Is perfection the starting point of reference for God? If so, then how can we ever ever ever relate to God?

Look, I’m not trying to uncover some Dan Brown hidden code within the original text. I’m trying to lead up to a point. The point is that there are anomalies within our understanding of what these words mean. I’d like to say that it’s okay for us to admit that we don’t know everything about everything. As a matter of fact, I think it best if we first admit that what we think we know isn’t always the entire ceiling of the Sistine Chapel.

Jesus (the person) vs. Jesus (the virtues) 

If to know God is to know Jesus and to know Jesus is to understand his teachings then to understand the teachings of Jesus is to know God. It’s a basic syllogism. It’s deductive reasoning. The teachings, interactions, experiences of Jesus are of utmost importance. What Jesus looked like and the mental images we conjure of him are completely useless.

It’s about understanding the heart of Jesus. It’s about understanding the collective heart of all those that follow Jesus. It’s about understanding the concept of “Son of Man”. Don’t you get it—there’s more at play here than the recitation of a well-rehearsed Apostle’s Creed. It’s not about information any more than the Sistine ceiling is about specific pigmentations. It IS about the heart of a human being as it relates to God in whatever form it can comprehend.

So what if Jesus (the virtues) is known, practiced, and taught by a group of people that have no interest in Jesus (the person) at all? If they share Jesus values of love and forgiveness and kindness and generosity do they “know” him even though they may not “know of” him? Can someone never touched by the knowledge of Jesus (the person) live by these Jesus values and does that count for anything? If you say no then you are limiting the scope of godly virtue to the person of Jesus. That’s too small of a box!

Harder still—can the person that has rejected Jesus (the person) still hold fast to Jesus (the virtues)? Does the atheist love? Does an atheist’s love count for anything? Does Christianity have a copyright on the godly virtues professed by Jesus? Be careful going after the atheists because a very large percentage of them have been driven to reject the idea of God by Christians.

What if Jesus meant that through him alone we come into the presence of God not as if he’s the only passive doorway leading into heaven, but that through him (i.e. actively ushered into the room and introduced to God) we are able to realize grace and love and peace? What if Jesus (the person) isn’t even involved in the transaction? What if it’s Jesus (the virtues) that is our pathway to righteousness?

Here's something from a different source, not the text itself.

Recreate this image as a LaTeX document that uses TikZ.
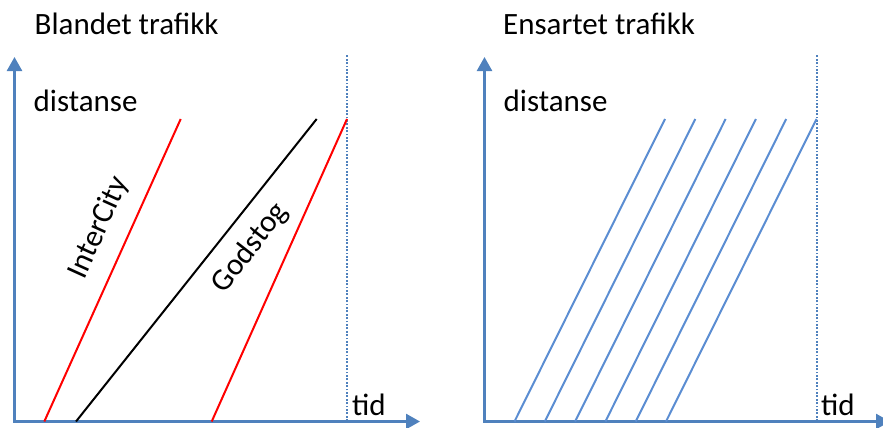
\documentclass[tikz,border=0pt]{standalone}
\usepackage{fontspec}
\setmainfont{Carlito}
\usetikzlibrary{arrows.meta}

\definecolor{axisblue}{RGB}{79,129,189}
\definecolor{trainblue}{RGB}{91,141,210}
\definecolor{trainred}{RGB}{255,0,0}

\tikzset{
  axis/.style={color=axisblue, line width=2.5, -{Triangle[length=14, width=15]}},
  limit/.style={color=axisblue, line width=2.4, dash pattern={on 1.8pt off 1.6pt}},
  train/.style={line width=2},
  lbl/.style={inner sep=0pt, anchor=base west, font=\fontsize{31}{37}\selectfont},
  trainlbl/.style={inner sep=0pt, font=\fontsize{31}{37}\selectfont}
}

\begin{document}
\begin{tikzpicture}[x=1pt,y=1pt,yscale=-1,xscale=1]
\useasboundingbox (0,0) rectangle (883,428);

%Mixed traffic
\node [lbl] (titleA) at (34.5,35) {Blandet trafikk};

%AXES
\coordinate (originA) at (14.5,421.5);
\draw [axis] (originA) -- (14.5,57);
\draw [axis] (13,421.5) -- (420,421.5);
\node [lbl] (distA) at (33.5,111.7) {distanse};
\node [lbl] (timeA) at (352,415) {tid};

%End of period
\draw [limit] (346.7,421) -- (346.7,55);

%InterCity
\draw [train, color=trainred] (44.3,421.5) -- (180.7,119);
\node [trainlbl, rotate=65.6] (ic) at (99,228) {InterCity};

%Freight
\draw [train, color=black] (76,421.5) -- (316.7,119);
\node [trainlbl, rotate=52] (freight) at (250,248) {Godstog};

%InterCity, next
\draw [train, color=trainred] (211.7,421.5) -- (347,119);


%Uniform traffic
\node [lbl] (titleB) at (503,35) {Ensartet trafikk};

%AXES
\coordinate (originB) at (484.5,421.5);
\draw [axis] (originB) -- (484.5,57);
\draw [axis] (483,421.5) -- (890,421.5);
\node [lbl] (distB) at (503.5,111.7) {distanse};
\node [lbl] (timeB) at (821,415) {tid};

%End of period
\draw [limit] (817,421) -- (817,55);

%Trains, all same speed
\foreach \i in {0,...,5}
  \draw [train, color=trainblue] (514.5+30.3*\i,421.5) -- (665+30.3*\i,119);

\end{tikzpicture}
\end{document}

Rob Bell’s not the only one that can fill a page with questions… 

It is the values of Jesus that we hold sacred. It is why Jesus (the person) never commanded us to worship him. It’s why he refers to himself as the Son of Man which is a term used to denote humanity or a sense of self. Jesus / Son of Man / Christ-like virtue is US. But when I say US I don’t mean just those that recite the Apostle’s Creed. I’m talking about the collective US scattered all over the globe from every nation and tribe. WE are Jesus in that WE emulate his life/teachings/values whether we realize it or not. Indeed, Christ lives today—He lives in all of the US that emulate Jesus (the virtues).

To worship Jesus (the person) is counterproductive at best. To worship (adore / venerate) Jesus values is a horse of an entirely different color. Likewise, to insist that anyone concede to the persona of Jesus regardless of how they live their lives makes about as much sense as trying to recreate the Sistine ceiling on the head of a pin—it is useless.

WE are the ushers. WE are the Jesus analogs. To know US is to know God. Why do you think so many atheists don’t want anything to do with God? It is because they don’t want to have anything to do with us!

“Hi, my name is Bonar and I am a heretic.”

Series--> part 1--part 2--part 3--part 5


  1. Oh I am just loving this! When we were going through a challenging part of the adoption of our youngest, an acquaintance mentioned to me that had asked all of the "good Christians" she knew to pray for our family. Then she added that I wouldn't want her praying for me because she was just not a good enough Christian yet. I was horrified that someone (likely someone with some sort of "moral authority" - whatever that is) had left this woman feeling this way. Here's a woman who I hardly knew who was thoughtful enough to ask her friends to pray for me and yet she didn't think of herself as good enough.

    And you are spot-on about the reasons that many atheists seem so bitter toward the concept of Christianity. It is not really Christ they want to distance themselves from, it is Christians! Some of my favorite people are atheists. In fact, the kindest, most caring, most generous person I know - my mom - is an atheist. And do you know what? She doesn't consider me a "real" Christian. Not because of my values or a perceived shallowness of my faith - but because her experience with people who are "real" Christians has taught her that they are hateful. It is shameful, really. While I cannot comment on any other person's faith or the depth of their relationship with Christ, I am certainly capable of recognizing behavior that is not in line with Christ's teachings (except not always in myself - sometimes I need help recognizing that :) ). And so can people who are not Bible readers. People who have never read a page of the Bible can tell you that we are supposed to love our neighbors and that we are not to judge others. People who read the Bible A LOT often speak of power, exclusivity, damnation, and righteousness (though it is often self-righteousness that they are speaking of). There is a major disconnect here somewhere.

    Your writing is beautiful and eloquent as always!

  2. I am with you on this. I am enjoyed the series you wrote

    I think the scriptures are there to reveal His Son to us (taken as a whole-not deciphering a specific verse for consensus). His Son lives today...His actual Body is The Bride (US), which are the hands and feet that are scattered all over the globe as you put it.

    When everyone comes together (wherever you are) and loves and encourages each other (lives in community together), that is the Allness of God that is seen by others, and that is a powerful thing (much larger and more complex than we could ever imagine). Want to see God.. let US a His Bride love each other.. He will be seen!